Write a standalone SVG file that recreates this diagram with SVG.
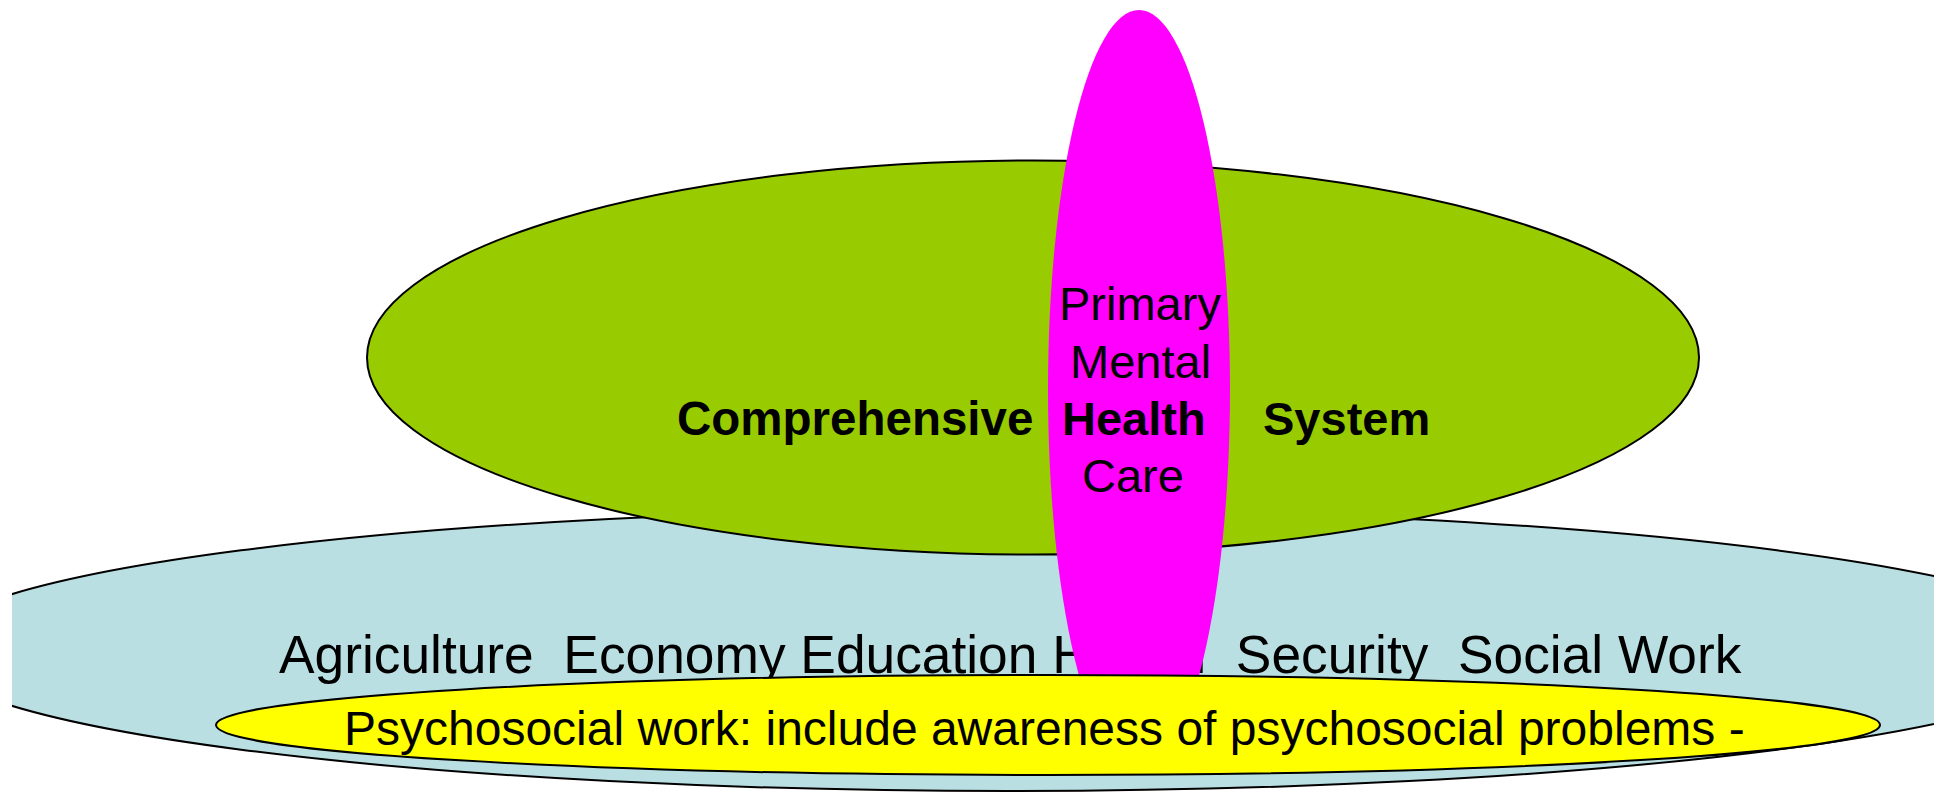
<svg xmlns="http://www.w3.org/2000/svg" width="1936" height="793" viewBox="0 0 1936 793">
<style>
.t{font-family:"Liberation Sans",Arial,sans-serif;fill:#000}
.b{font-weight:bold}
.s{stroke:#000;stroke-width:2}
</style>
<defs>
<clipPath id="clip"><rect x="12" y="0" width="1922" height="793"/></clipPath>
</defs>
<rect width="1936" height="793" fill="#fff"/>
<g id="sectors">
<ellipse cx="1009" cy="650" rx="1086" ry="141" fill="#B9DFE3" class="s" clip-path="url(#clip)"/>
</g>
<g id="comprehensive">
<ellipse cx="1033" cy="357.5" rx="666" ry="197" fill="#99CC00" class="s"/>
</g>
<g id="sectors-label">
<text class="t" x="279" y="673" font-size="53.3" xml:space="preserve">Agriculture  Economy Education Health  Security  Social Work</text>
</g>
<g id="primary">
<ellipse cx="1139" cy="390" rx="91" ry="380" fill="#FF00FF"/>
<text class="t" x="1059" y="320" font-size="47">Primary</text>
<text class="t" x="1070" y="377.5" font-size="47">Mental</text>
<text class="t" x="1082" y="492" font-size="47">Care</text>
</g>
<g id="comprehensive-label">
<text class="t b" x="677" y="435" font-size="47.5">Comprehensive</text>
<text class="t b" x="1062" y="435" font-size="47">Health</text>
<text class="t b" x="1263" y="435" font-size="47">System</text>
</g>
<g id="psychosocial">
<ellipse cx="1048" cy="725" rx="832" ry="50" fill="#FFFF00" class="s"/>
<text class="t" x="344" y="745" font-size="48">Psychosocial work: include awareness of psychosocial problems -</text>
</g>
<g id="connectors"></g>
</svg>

........

**What to work on:**
Write out the listing above again, exactly, but with no pictures in the copy.

**Problem solution:**
Write a standalone SVG file that recreates this diagram with SVG.
<svg xmlns="http://www.w3.org/2000/svg" width="1936" height="793" viewBox="0 0 1936 793">
<style>
.t{font-family:"Liberation Sans",Arial,sans-serif;fill:#000}
.b{font-weight:bold}
.s{stroke:#000;stroke-width:2}
</style>
<defs>
<clipPath id="clip"><rect x="12" y="0" width="1922" height="793"/></clipPath>
</defs>
<rect width="1936" height="793" fill="#fff"/>
<g id="sectors">
<ellipse cx="1009" cy="650" rx="1086" ry="141" fill="#B9DFE3" class="s" clip-path="url(#clip)"/>
</g>
<g id="comprehensive">
<ellipse cx="1033" cy="357.5" rx="666" ry="197" fill="#99CC00" class="s"/>
</g>
<g id="sectors-label">
<text class="t" x="279" y="673" font-size="53.3" xml:space="preserve">Agriculture  Economy Education Health  Security  Social Work</text>
</g>
<g id="primary">
<ellipse cx="1139" cy="390" rx="91" ry="380" fill="#FF00FF"/>
<text class="t" x="1059" y="320" font-size="47">Primary</text>
<text class="t" x="1070" y="377.5" font-size="47">Mental</text>
<text class="t" x="1082" y="492" font-size="47">Care</text>
</g>
<g id="comprehensive-label">
<text class="t b" x="677" y="435" font-size="47.5">Comprehensive</text>
<text class="t b" x="1062" y="435" font-size="47">Health</text>
<text class="t b" x="1263" y="435" font-size="47">System</text>
</g>
<g id="psychosocial">
<ellipse cx="1048" cy="725" rx="832" ry="50" fill="#FFFF00" class="s"/>
<text class="t" x="344" y="745" font-size="48">Psychosocial work: include awareness of psychosocial problems -</text>
</g>
<g id="connectors"></g>
</svg>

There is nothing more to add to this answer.